++++ Provided material ++++

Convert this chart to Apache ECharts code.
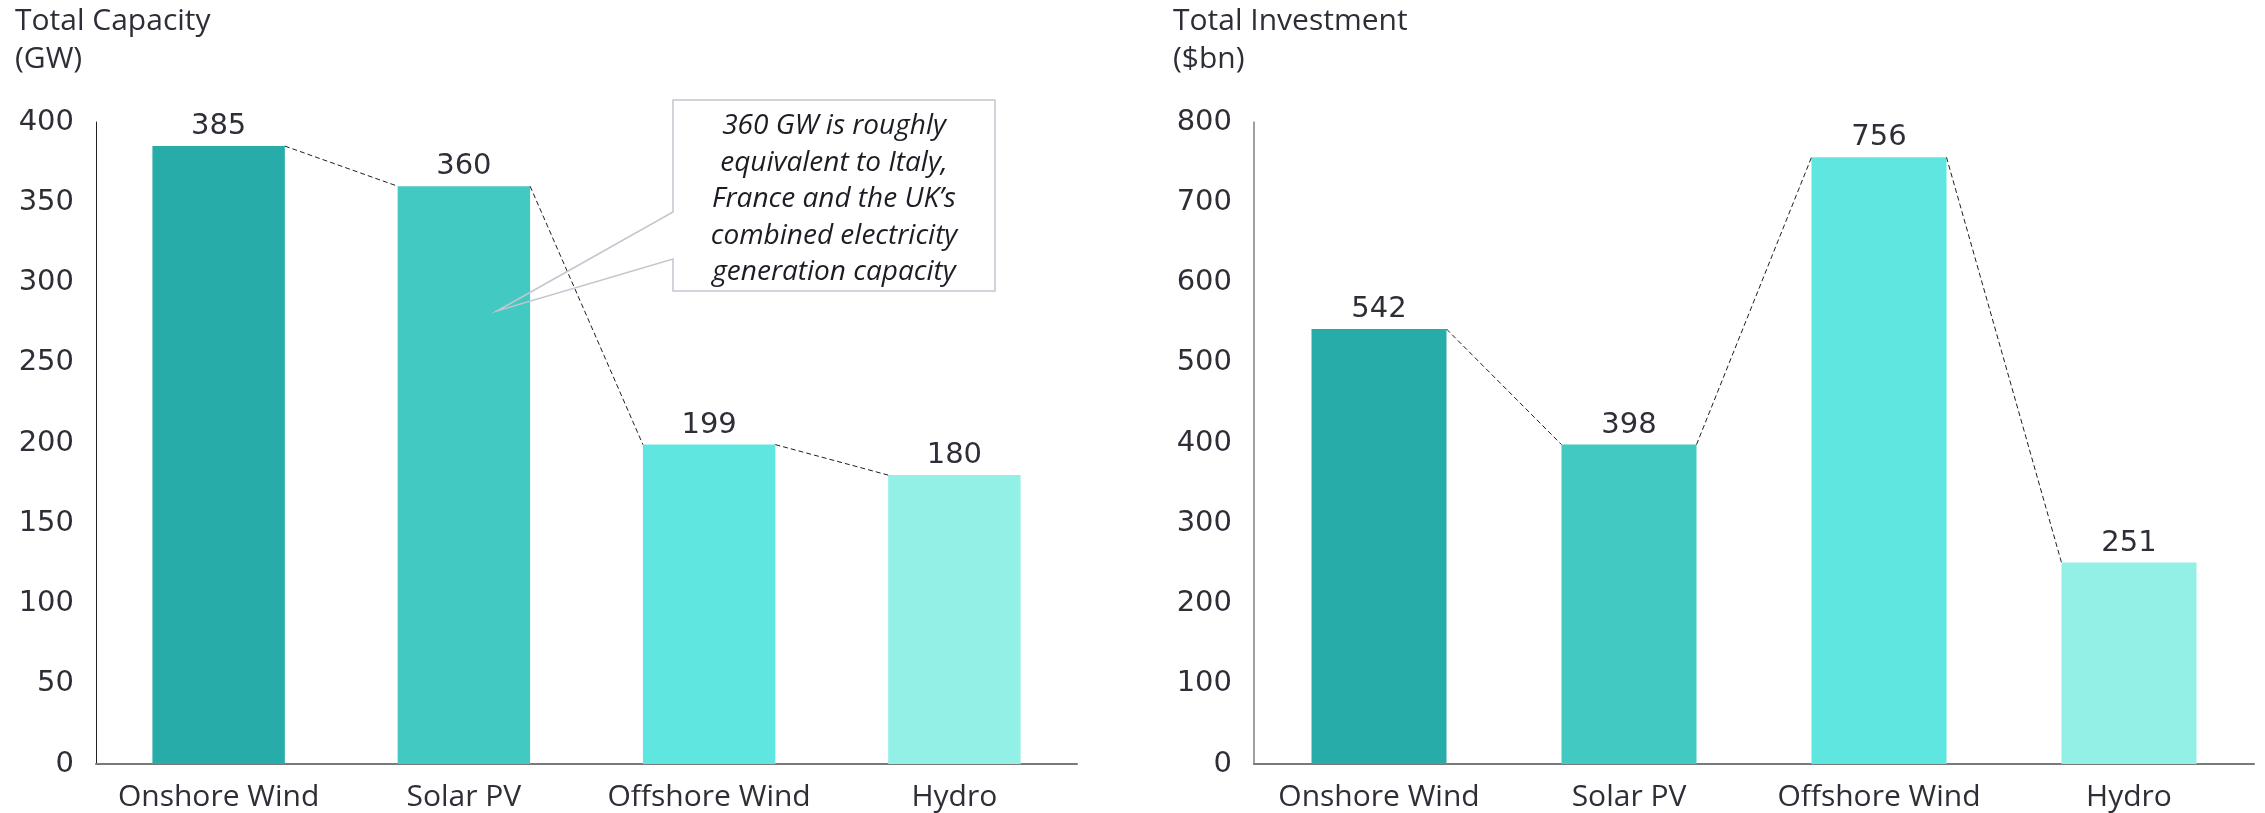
<!DOCTYPE html>
<html>
<head>
<meta charset="utf-8">
<script src="https://cdn.jsdelivr.net/npm/echarts@6/dist/echarts.min.js"></script>
<style>
  html, body { margin: 0; padding: 0; background: #ffffff; }
  #chart { width: 2265px; height: 813px; }
</style>
</head>
<body>
<div id="chart"></div>
<script>
// ---- Data ----
const categories = ['Onshore Wind', 'Solar PV', 'Offshore Wind', 'Hydro'];
const capacityGW = [385, 360, 199, 180];
const investmentBn = [542, 398, 756, 251];
const barColors = ['#27acaa', '#42c9c2', '#60e6e1', '#93f0e6'];
const capacityTicks = { min: 0, max: 400, interval: 50 };
const investmentTicks = { min: 0, max: 800, interval: 100 };
const leftTitle = 'Total Capacity\n(GW)';
const rightTitle = 'Total Investment\n($bn)';
const calloutLines = [
  '360 GW is roughly',
  'equivalent to Italy,',
  'France and the UK\u2019s',
  'combined electricity',
  'generation capacity'
];

// ---- Style ----
const FONT = 'Open Sans';
const NUMFONT = 'DejaVu Sans';
const TEXT = '#2e2e38';
const FS = 30;
const NFS = 29;
const BAR_FRAC = 0.54;

function connectorData(values) {
  const out = [];
  for (let i = 0; i < values.length - 1; i++) {
    out.push([i, values[i], i + 1, values[i + 1]]);
  }
  return out;
}

function connectorRender(params, api) {
  const i0 = api.value(0), v0 = api.value(1), i1 = api.value(2), v1 = api.value(3);
  const p0 = api.coord([i0, v0]);
  const p1 = api.coord([i1, v1]);
  const band = api.size([1, 0])[0];
  const half = band * BAR_FRAC / 2;
  return {
    type: 'line',
    shape: { x1: p0[0] + half, y1: p0[1], x2: p1[0] - half, y2: p1[1] },
    style: { stroke: '#1e1e1e', lineWidth: 1, lineDash: [5, 3] },
    silent: true
  };
}

function barData(values) {
  return values.map((v, i) => ({ value: v, itemStyle: { color: barColors[i] } }));
}

const chart = echarts.init(document.getElementById('chart'), null, { renderer: 'canvas' });

const xAxisCommon = {
  type: 'category',
  data: categories,
  axisTick: { show: false },
  axisLine: { lineStyle: { color: '#7a7a7a', width: 2 } },
  axisLabel: { interval: 0, color: TEXT, fontFamily: FONT, fontSize: FS, margin: 18 }
};
const yAxisCommon = {
  type: 'value',
  splitLine: { show: false },
  axisTick: { show: false },
  axisLabel: { color: TEXT, fontFamily: NUMFONT, fontSize: NFS, margin: 22, padding: [5, 0, 0, 0] }
};
const valueLabel = { show: true, position: 'top', distance: 5, color: TEXT, fontFamily: NUMFONT, fontSize: NFS };

chart.setOption({
  animation: false,
  textStyle: { fontFamily: FONT },
  grid: [
    { left: 96, right: 2265 - 1077, top: 122, bottom: 49 },
    { left: 1254, right: 11, top: 122, bottom: 49 }
  ],
  xAxis: [
    Object.assign({ gridIndex: 0 }, xAxisCommon),
    Object.assign({ gridIndex: 1 }, xAxisCommon)
  ],
  yAxis: [
    Object.assign({ gridIndex: 0 }, yAxisCommon, capacityTicks,
      { axisLine: { show: true, lineStyle: { color: '#222222', width: 1 } } }),
    Object.assign({ gridIndex: 1 }, yAxisCommon, investmentTicks,
      { axisLine: { show: true, lineStyle: { color: '#808080', width: 1.5 } } })
  ],
  series: [
    {
      type: 'bar', xAxisIndex: 0, yAxisIndex: 0,
      barWidth: (BAR_FRAC * 100) + '%',
      data: barData(capacityGW),
      label: valueLabel
    },
    {
      type: 'bar', xAxisIndex: 1, yAxisIndex: 1,
      barWidth: (BAR_FRAC * 100) + '%',
      data: barData(investmentBn),
      label: valueLabel
    },
    {
      type: 'custom', xAxisIndex: 0, yAxisIndex: 0,
      renderItem: connectorRender,
      encode: { x: 0, y: 1 },
      data: connectorData(capacityGW),
      z: 5
    },
    {
      type: 'custom', xAxisIndex: 1, yAxisIndex: 1,
      renderItem: connectorRender,
      encode: { x: 0, y: 1 },
      data: connectorData(investmentBn),
      z: 5
    }
  ],
  graphic: [
    {
      type: 'text', left: 15, top: 2,
      style: { text: leftTitle, fill: TEXT, font: FS + 'px "' + FONT + '"', lineHeight: 38 }
    },
    {
      type: 'text', left: 1173, top: 2,
      style: { text: rightTitle, fill: TEXT, font: FS + 'px "' + FONT + '"', lineHeight: 38 }
    },
    {
      type: 'polygon',
      shape: { points: [[673, 100], [995, 100], [995, 291], [673, 291], [673, 259], [497, 311], [673, 212]] },
      style: { fill: 'rgba(255,255,255,0)', stroke: '#c5c5cf', lineWidth: 1.5 },
      z: 10
    },
    {
      type: 'text', x: 834, y: 108,
      style: {
        text: calloutLines.join('\n'),
        fill: '#1c1c24',
        font: 'italic 28px "' + FONT + '"',
        lineHeight: 36.5,
        align: 'center',
        verticalAlign: 'top'
      },
      z: 11
    }
  ]
});
</script>
</body>
</html>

++++

» **What the task requires**: Omit the pictures, then quote the rest of the material above exactly.

» **Solved problem**:
Convert this chart to Apache ECharts code.
<!DOCTYPE html>
<html>
<head>
<meta charset="utf-8">
<script src="https://cdn.jsdelivr.net/npm/echarts@6/dist/echarts.min.js"></script>
<style>
  html, body { margin: 0; padding: 0; background: #ffffff; }
  #chart { width: 2265px; height: 813px; }
</style>
</head>
<body>
<div id="chart"></div>
<script>
// ---- Data ----
const categories = ['Onshore Wind', 'Solar PV', 'Offshore Wind', 'Hydro'];
const capacityGW = [385, 360, 199, 180];
const investmentBn = [542, 398, 756, 251];
const barColors = ['#27acaa', '#42c9c2', '#60e6e1', '#93f0e6'];
const capacityTicks = { min: 0, max: 400, interval: 50 };
const investmentTicks = { min: 0, max: 800, interval: 100 };
const leftTitle = 'Total Capacity\n(GW)';
const rightTitle = 'Total Investment\n($bn)';
const calloutLines = [
  '360 GW is roughly',
  'equivalent to Italy,',
  'France and the UK\u2019s',
  'combined electricity',
  'generation capacity'
];

// ---- Style ----
const FONT = 'Open Sans';
const NUMFONT = 'DejaVu Sans';
const TEXT = '#2e2e38';
const FS = 30;
const NFS = 29;
const BAR_FRAC = 0.54;

function connectorData(values) {
  const out = [];
  for (let i = 0; i < values.length - 1; i++) {
    out.push([i, values[i], i + 1, values[i + 1]]);
  }
  return out;
}

function connectorRender(params, api) {
  const i0 = api.value(0), v0 = api.value(1), i1 = api.value(2), v1 = api.value(3);
  const p0 = api.coord([i0, v0]);
  const p1 = api.coord([i1, v1]);
  const band = api.size([1, 0])[0];
  const half = band * BAR_FRAC / 2;
  return {
    type: 'line',
    shape: { x1: p0[0] + half, y1: p0[1], x2: p1[0] - half, y2: p1[1] },
    style: { stroke: '#1e1e1e', lineWidth: 1, lineDash: [5, 3] },
    silent: true
  };
}

function barData(values) {
  return values.map((v, i) => ({ value: v, itemStyle: { color: barColors[i] } }));
}

const chart = echarts.init(document.getElementById('chart'), null, { renderer: 'canvas' });

const xAxisCommon = {
  type: 'category',
  data: categories,
  axisTick: { show: false },
  axisLine: { lineStyle: { color: '#7a7a7a', width: 2 } },
  axisLabel: { interval: 0, color: TEXT, fontFamily: FONT, fontSize: FS, margin: 18 }
};
const yAxisCommon = {
  type: 'value',
  splitLine: { show: false },
  axisTick: { show: false },
  axisLabel: { color: TEXT, fontFamily: NUMFONT, fontSize: NFS, margin: 22, padding: [5, 0, 0, 0] }
};
const valueLabel = { show: true, position: 'top', distance: 5, color: TEXT, fontFamily: NUMFONT, fontSize: NFS };

chart.setOption({
  animation: false,
  textStyle: { fontFamily: FONT },
  grid: [
    { left: 96, right: 2265 - 1077, top: 122, bottom: 49 },
    { left: 1254, right: 11, top: 122, bottom: 49 }
  ],
  xAxis: [
    Object.assign({ gridIndex: 0 }, xAxisCommon),
    Object.assign({ gridIndex: 1 }, xAxisCommon)
  ],
  yAxis: [
    Object.assign({ gridIndex: 0 }, yAxisCommon, capacityTicks,
      { axisLine: { show: true, lineStyle: { color: '#222222', width: 1 } } }),
    Object.assign({ gridIndex: 1 }, yAxisCommon, investmentTicks,
      { axisLine: { show: true, lineStyle: { color: '#808080', width: 1.5 } } })
  ],
  series: [
    {
      type: 'bar', xAxisIndex: 0, yAxisIndex: 0,
      barWidth: (BAR_FRAC * 100) + '%',
      data: barData(capacityGW),
      label: valueLabel
    },
    {
      type: 'bar', xAxisIndex: 1, yAxisIndex: 1,
      barWidth: (BAR_FRAC * 100) + '%',
      data: barData(investmentBn),
      label: valueLabel
    },
    {
      type: 'custom', xAxisIndex: 0, yAxisIndex: 0,
      renderItem: connectorRender,
      encode: { x: 0, y: 1 },
      data: connectorData(capacityGW),
      z: 5
    },
    {
      type: 'custom', xAxisIndex: 1, yAxisIndex: 1,
      renderItem: connectorRender,
      encode: { x: 0, y: 1 },
      data: connectorData(investmentBn),
      z: 5
    }
  ],
  graphic: [
    {
      type: 'text', left: 15, top: 2,
      style: { text: leftTitle, fill: TEXT, font: FS + 'px "' + FONT + '"', lineHeight: 38 }
    },
    {
      type: 'text', left: 1173, top: 2,
      style: { text: rightTitle, fill: TEXT, font: FS + 'px "' + FONT + '"', lineHeight: 38 }
    },
    {
      type: 'polygon',
      shape: { points: [[673, 100], [995, 100], [995, 291], [673, 291], [673, 259], [497, 311], [673, 212]] },
      style: { fill: 'rgba(255,255,255,0)', stroke: '#c5c5cf', lineWidth: 1.5 },
      z: 10
    },
    {
      type: 'text', x: 834, y: 108,
      style: {
        text: calloutLines.join('\n'),
        fill: '#1c1c24',
        font: 'italic 28px "' + FONT + '"',
        lineHeight: 36.5,
        align: 'center',
        verticalAlign: 'top'
      },
      z: 11
    }
  ]
});
</script>
</body>
</html>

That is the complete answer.